The exercise. Reproduce nothing but the lines from the start of the material through the line that includes "from matplotlib.transforms import", both ends included, and omit every picture.

Source material.
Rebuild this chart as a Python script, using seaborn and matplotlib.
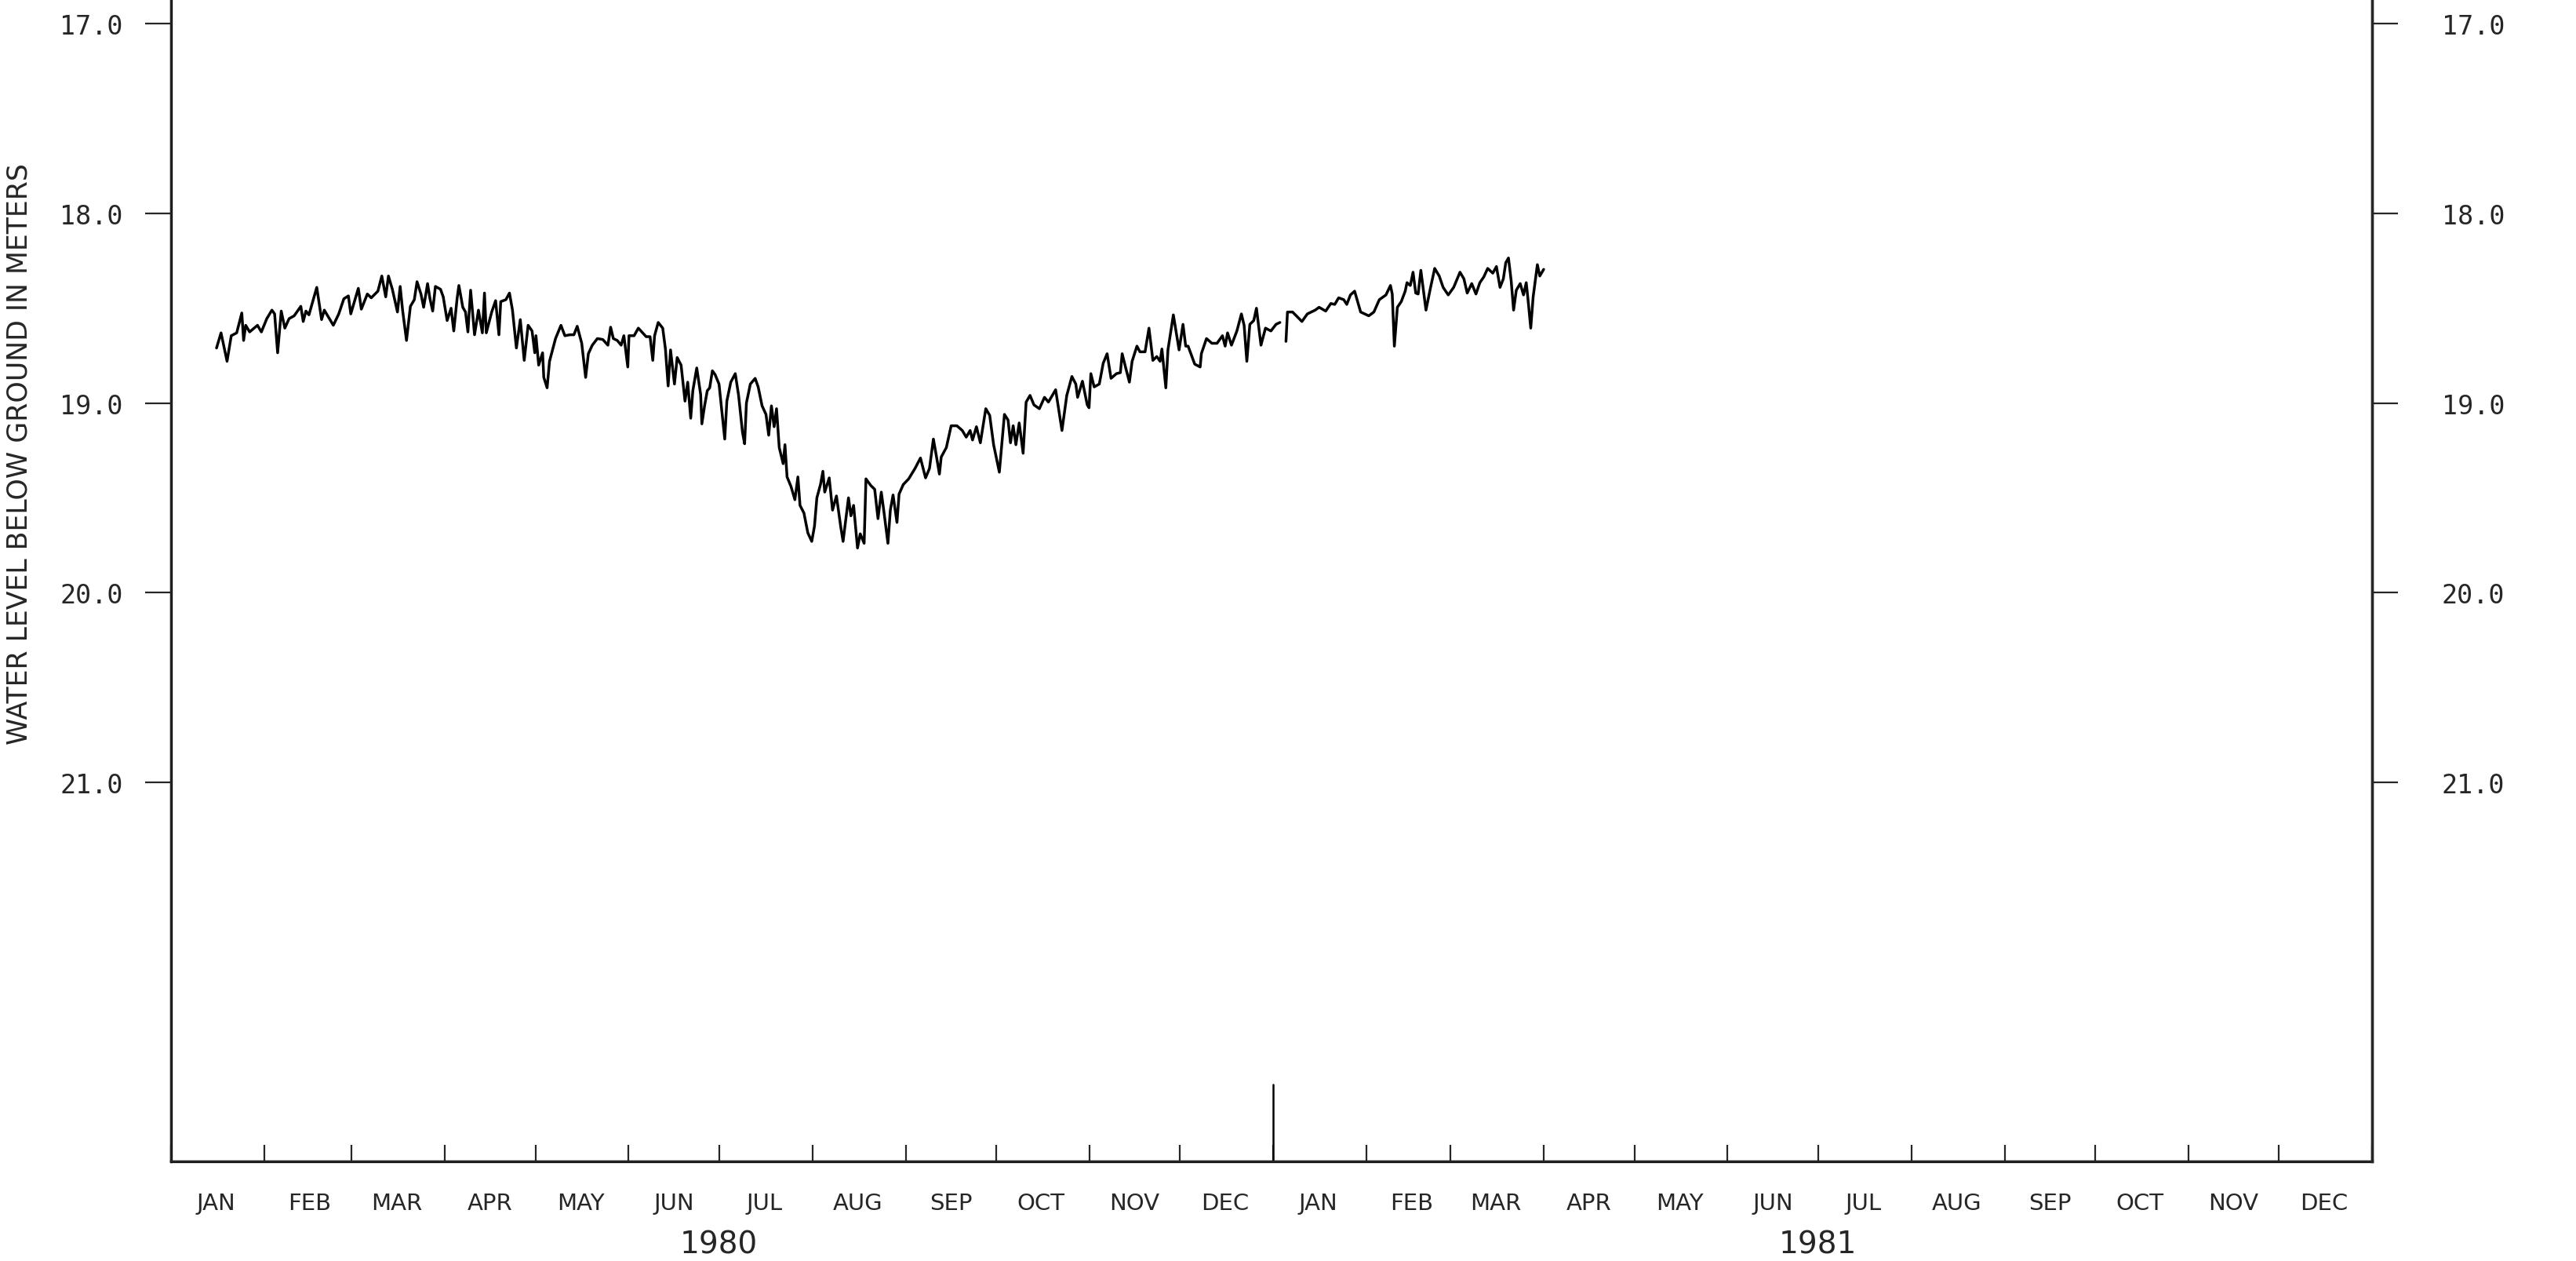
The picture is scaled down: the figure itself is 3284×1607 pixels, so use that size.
import pandas as pd
import seaborn as sns
import matplotlib
matplotlib.use("Agg")
import matplotlib.pyplot as plt
import matplotlib.dates as mdates
import matplotlib.ticker as mticker
from matplotlib.transforms import blended_transform_factory

# Water level record.
# day = days since 1 Jan 1980, level = meters below ground
days_1980 = [
    15.1, 16.6, 18.6, 20.0, 21.8, 23.5, 24.1, 24.8, 26.1, 28.7,
    30.0, 31.8, 33.5, 34.4, 35.4, 36.6, 37.8, 39.2, 40.9, 43.1,
    43.9, 44.8, 45.8, 48.4, 50.0, 50.9, 53.9, 55.7, 57.4, 58.9,
    59.7, 62.2, 63.2, 65.2, 66.5, 68.7, 70.0, 71.3, 72.2, 73.5,
    75.2, 76.1, 76.9, 78.2, 79.5, 80.8, 81.7, 83.0, 83.9, 85.2,
    86.0, 86.9, 87.8, 89.5, 90.4, 91.7, 93.0, 93.9, 95.0, 95.6,
    96.9, 97.8, 98.6, 99.5, 100.8, 102.1, 103.4, 104.1, 104.7, 106.5,
    107.8, 108.9, 109.5, 111.2, 112.4, 113.4, 114.7, 116.0, 117.3, 118.6,
    119.9, 120.8, 121.2, 122.1, 123.4, 123.8, 124.9, 125.7, 127.7, 129.5,
    130.8, 132.5, 133.8, 134.9, 136.4, 137.7, 138.6, 139.9, 141.6, 143.4,
    145.1, 146.0, 146.9, 148.2, 149.5, 150.4, 151.7, 152.1, 153.8, 155.2,
    157.8, 159.1, 160.0, 160.6, 161.8, 163.3, 164.2, 165.1, 165.9, 167.2,
    168.1, 169.4, 170.7, 171.6, 172.6, 173.3, 174.6, 175.9, 176.3, 177.2,
    178.1, 178.9, 179.8, 180.7, 182.0, 183.3, 183.9, 184.6, 185.9, 187.4,
    188.5, 189.8, 190.5, 191.1, 192.4, 194.0, 195.0, 196.3, 197.6, 198.5,
    199.4, 200.3, 201.1, 202.0, 203.3, 203.9, 204.6, 205.9, 207.2, 208.2,
    208.9, 210.2, 211.5, 212.8, 213.7, 214.5, 215.7, 216.5, 217.1, 218.6,
    219.7, 221.0, 222.4, 223.2, 225.0, 225.8, 226.7, 228.0, 228.9, 230.2,
    230.8, 232.4, 233.7, 234.8, 235.9, 236.7, 238.1, 238.9, 239.8, 241.1,
    241.8, 243.2, 245.0, 247.1, 248.9, 250.6, 251.9, 253.2, 254.3, 255.2,
    255.8, 257.5, 259.1, 261.0, 262.8, 264.1, 265.4, 266.2, 267.5, 268.8,
    270.6, 271.9, 273.2, 275.1, 276.8, 278.0, 278.8, 279.7, 280.6, 281.7,
    283.0, 284.0, 285.3, 286.6, 288.4, 290.1, 291.4, 293.8, 295.9, 297.5,
    299.2, 300.5, 301.1, 302.7, 304.3, 304.9, 305.5, 306.6, 308.3, 309.6,
    310.9, 312.2, 314.0, 315.3, 315.9, 317.0, 318.3, 319.2, 320.8, 321.8,
    323.5, 324.8, 326.1, 327.4, 328.5, 329.1, 330.4, 331.1, 332.9, 334.8,
    336.1, 337.0, 337.8, 340.0, 341.8, 342.2, 343.9, 345.7, 347.4, 349.2,
    350.1, 350.9, 352.2, 354.0, 355.5, 356.4, 357.3, 358.3, 359.6, 360.5,
    362.0, 363.5, 365.3, 367.0, 368.3,
]
level_1980 = [
    18.71, 18.63, 18.78, 18.645, 18.63, 18.525, 18.67, 18.59, 18.625, 18.59,
    18.625, 18.555, 18.51, 18.53, 18.735, 18.515, 18.605, 18.555, 18.54, 18.49,
    18.57, 18.515, 18.535, 18.39, 18.56, 18.51, 18.59, 18.53, 18.45, 18.435,
    18.53, 18.395, 18.505, 18.425, 18.445, 18.41, 18.33, 18.44, 18.33, 18.40,
    18.52, 18.385, 18.51, 18.67, 18.49, 18.455, 18.36, 18.425, 18.495, 18.37,
    18.45, 18.515, 18.385, 18.40, 18.44, 18.565, 18.50, 18.62, 18.45, 18.38,
    18.495, 18.52, 18.625, 18.405, 18.64, 18.51, 18.63, 18.42, 18.63, 18.52,
    18.46, 18.64, 18.465, 18.455, 18.42, 18.51, 18.71, 18.56, 18.775, 18.59,
    18.62, 18.735, 18.645, 18.80, 18.735, 18.865, 18.92, 18.78, 18.66, 18.59,
    18.645, 18.64, 18.64, 18.595, 18.685, 18.865, 18.74, 18.695, 18.66, 18.665,
    18.695, 18.60, 18.66, 18.67, 18.695, 18.645, 18.81, 18.645, 18.645, 18.605,
    18.65, 18.65, 18.775, 18.645, 18.575, 18.605, 18.715, 18.91, 18.72, 18.90,
    18.76, 18.80, 18.99, 18.89, 19.08, 18.935, 18.815, 18.955, 19.11, 19.015,
    18.935, 18.92, 18.83, 18.85, 18.90, 19.10, 19.19, 18.99, 18.89, 18.845,
    18.96, 19.155, 19.215, 19.00, 18.90, 18.87, 18.915, 19.015, 19.06, 19.17,
    19.015, 19.125, 19.03, 19.235, 19.32, 19.22, 19.39, 19.44, 19.51, 19.39,
    19.54, 19.58, 19.685, 19.73, 19.65, 19.50, 19.43, 19.36, 19.47, 19.395,
    19.565, 19.49, 19.65, 19.73, 19.50, 19.595, 19.54, 19.765, 19.69, 19.74,
    19.40, 19.435, 19.455, 19.61, 19.47, 19.565, 19.74, 19.565, 19.485, 19.63,
    19.48, 19.43, 19.40, 19.345, 19.29, 19.395, 19.345, 19.19, 19.29, 19.375,
    19.285, 19.235, 19.12, 19.12, 19.145, 19.18, 19.145, 19.195, 19.125, 19.21,
    19.03, 19.065, 19.22, 19.365, 19.06, 19.09, 19.21, 19.12, 19.22, 19.105,
    19.265, 18.995, 18.96, 19.01, 19.03, 18.97, 18.995, 18.93, 19.145, 18.96,
    18.86, 18.90, 18.97, 18.885, 19.01, 19.025, 18.845, 18.915, 18.90, 18.79,
    18.74, 18.87, 18.845, 18.84, 18.74, 18.81, 18.89, 18.78, 18.70, 18.73,
    18.73, 18.605, 18.775, 18.755, 18.78, 18.715, 18.92, 18.72, 18.535, 18.72,
    18.585, 18.70, 18.70, 18.795, 18.81, 18.74, 18.66, 18.685, 18.685, 18.645,
    18.70, 18.63, 18.695, 18.62, 18.53, 18.59, 18.78, 18.585, 18.565, 18.50,
    18.695, 18.605, 18.62, 18.585, 18.575,
]
days_1981 = [
    370.3, 370.8, 372.5, 375.6, 377.4, 380.0, 381.3, 383.5, 385.2, 386.5,
    387.8, 389.5, 390.5, 391.7, 393.1, 395.1, 397.8, 399.5, 401.3, 403.5,
    405.0, 405.6, 406.3, 407.3, 408.6, 409.9, 410.5, 411.6, 412.5, 413.4,
    414.2, 415.1, 416.8, 418.2, 419.7, 421.2, 422.5, 424.2, 426.0, 428.1,
    429.4, 430.5, 432.0, 433.4, 434.7, 436.0, 437.3, 439.0, 440.2, 441.4,
    442.5, 443.3, 444.2, 445.1, 445.9, 446.8, 448.1, 449.2, 450.1, 450.7,
    451.6, 452.4, 453.8, 454.6, 455.9,
]
level_1981 = [
    18.675, 18.52, 18.52, 18.57, 18.53, 18.51, 18.495, 18.515, 18.475, 18.48,
    18.445, 18.455, 18.48, 18.43, 18.41, 18.52, 18.54, 18.52, 18.455, 18.43,
    18.38, 18.425, 18.70, 18.495, 18.465, 18.41, 18.365, 18.38, 18.31, 18.42,
    18.425, 18.30, 18.51, 18.40, 18.29, 18.33, 18.39, 18.43, 18.39, 18.31,
    18.345, 18.42, 18.37, 18.425, 18.365, 18.335, 18.29, 18.315, 18.28, 18.39,
    18.345, 18.26, 18.235, 18.355, 18.51, 18.405, 18.37, 18.43, 18.365, 18.455,
    18.605, 18.44, 18.27, 18.33, 18.295,
]

y_ticks = [17.0, 18.0, 19.0, 20.0, 21.0]
month_names = ["JAN", "FEB", "MAR", "APR", "MAY", "JUN",
               "JUL", "AUG", "SEP", "OCT", "NOV", "DEC"]
years = [1980, 1981]

start = pd.Timestamp("1980-01-01")
df = pd.concat([
    pd.DataFrame({"day": days_1980, "level": level_1980, "piece": 0}),
    pd.DataFrame({"day": days_1981, "level": level_1981, "piece": 1}),
], ignore_index=True)
df["date"] = start + pd.to_timedelta(df["day"], unit="D")

sns.set_style("white")
plt.rcParams["font.family"] = ["DejaVu Sans"]

fig = plt.figure(figsize=(16.42, 8.04), dpi=200)
ax = fig.add_axes([0.0664, 0.079, 0.8544, 0.921])

# one line per continuous piece of record (gap just after new year)
sns.lineplot(data=df, x="date", y="level", units="piece", estimator=None,
             color="black", linewidth=1.25, ax=ax, legend=False)

ax.set_xlim(pd.Timestamp("1980-01-01"), pd.Timestamp("1982-01-01"))
ax.set_ylim(23.0, 16.87)
ax.set_xlabel("")
ax.set_ylabel("")

for side in ["left", "right", "bottom"]:
    ax.spines[side].set_linewidth(1.2)
    ax.spines[side].set_color("black")
ax.spines["top"].set_visible(False)

# left depth scale
ax.set_yticks(y_ticks)
ax.yaxis.set_major_formatter(mticker.FormatStrFormatter("%.1f"))
ax.tick_params(axis="y", direction="out", length=12, width=0.8, pad=10,
               labelsize=12, labelfontfamily="DejaVu Sans Mono", left=True)

# month ticks, labels between them
ax.xaxis.set_major_locator(mdates.MonthLocator())
ax.xaxis.set_major_formatter(mticker.NullFormatter())
ax.xaxis.set_minor_locator(mdates.MonthLocator(bymonthday=16))
ax.xaxis.set_minor_formatter(mticker.FuncFormatter(
    lambda v, p: month_names[mdates.num2date(v).month - 1]))
ax.tick_params(axis="x", which="major", direction="in", length=7.5, width=0.8, bottom=True)
ax.tick_params(axis="x", which="minor", length=0, pad=14, labelsize=10.5)

# long tick at the change of year
ax.axvline(pd.Timestamp("1981-01-01"), ymin=0, ymax=98 / 1481, color="black", lw=0.9)

# right depth scale
ax2 = ax.twinx()
ax2.set_ylim(ax.get_ylim())
ax2.set_yticks(y_ticks)
ax2.yaxis.set_major_formatter(mticker.FormatStrFormatter("%.1f"))
ax2.tick_params(axis="y", direction="out", length=12, width=0.8, pad=20,
                labelsize=12, labelfontfamily="DejaVu Sans Mono", right=True)
ax2.spines["top"].set_visible(False)
ax2.spines["right"].set_linewidth(1.2)
ax2.set_ylabel("")

trans = blended_transform_factory(ax.transData, ax.transAxes)
for yr in years:
    ax.text(mdates.date2num(pd.Timestamp(f"{yr}-07-01")), -0.071, str(yr),
            transform=trans, ha="center", va="center", fontsize=14)

fig.text(0.0076, 0.64, "WATER LEVEL BELOW GROUND IN METERS", rotation=90,
         ha="center", va="center", fontsize=12.5)

fig.savefig("out.png", dpi=200, facecolor="white")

Solution.
Rebuild this chart as a Python script, using seaborn and matplotlib.
The picture is scaled down: the figure itself is 3284×1607 pixels, so use that size.
import pandas as pd
import seaborn as sns
import matplotlib
matplotlib.use("Agg")
import matplotlib.pyplot as plt
import matplotlib.dates as mdates
import matplotlib.ticker as mticker
from matplotlib.transforms import blended_transform_factory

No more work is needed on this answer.